John 17:20-21 “My prayer is not for them alone. I pray also for those who will believe in me through their message, that all of them may be one, Father, just as you are in me and I am in you. May they also be in us so that the world may believe that you have sent me.
We are meant to be united, as one. So that we can Love as one and save as many as we can. Dissimilarity and preference are the weapons the kingdom of the world uses to divide us and defeat us… in order to render powerless the love of God. The second great commandment is our bulwark against those weapons.
I cannot Love you more because you agree with me. I cannot love you less because you disagree with me. I just have to love you… because you are my neighbor.
I cannot say it any better than Kierkegaard:
The neighbor is every person, since on the basis of dissimilarity he is not your neighbor, nor on the basis of similarity to you in your dissimilarity from other people. He is your neighbor on the basis of equality with you before God, but unconditionally every person has this equality and has it unconditionally. (Søren Kierkegaard, Works of Love; Kierkegaard’s Writings, XVI, Volume 16 (p. 60).
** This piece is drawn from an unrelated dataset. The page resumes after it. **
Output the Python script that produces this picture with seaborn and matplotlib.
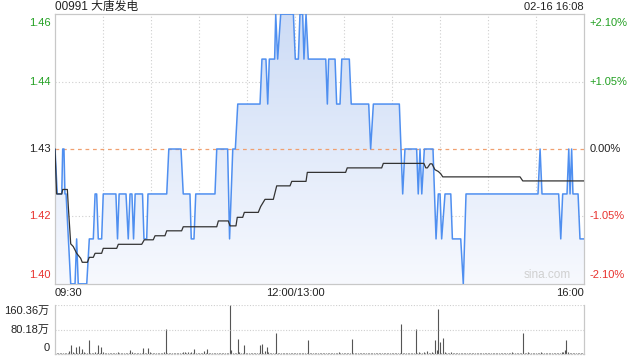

Princeton University Press. Kindle Edition.)
Humility calls us to stand before God as servants… together
The Love of Christ is Agape love, sacrificial love: selfless by definition. And if it is selfless, then all my worth lies, not in my power, not in my gifts, not in my standing, but in the fact that Jesus loved me first, unconditionally. Free of the trappings of self-importance, it becomes much easier to be a servant.
Likewise, it is only by standing on selfless love that I can rid myself of the deceptiveness of preferential love. Everyone around me is an equal candidate for receiving my love and kindness. And every Christian around me is an equal partner, worthy to be helped in the work for which we all have been called.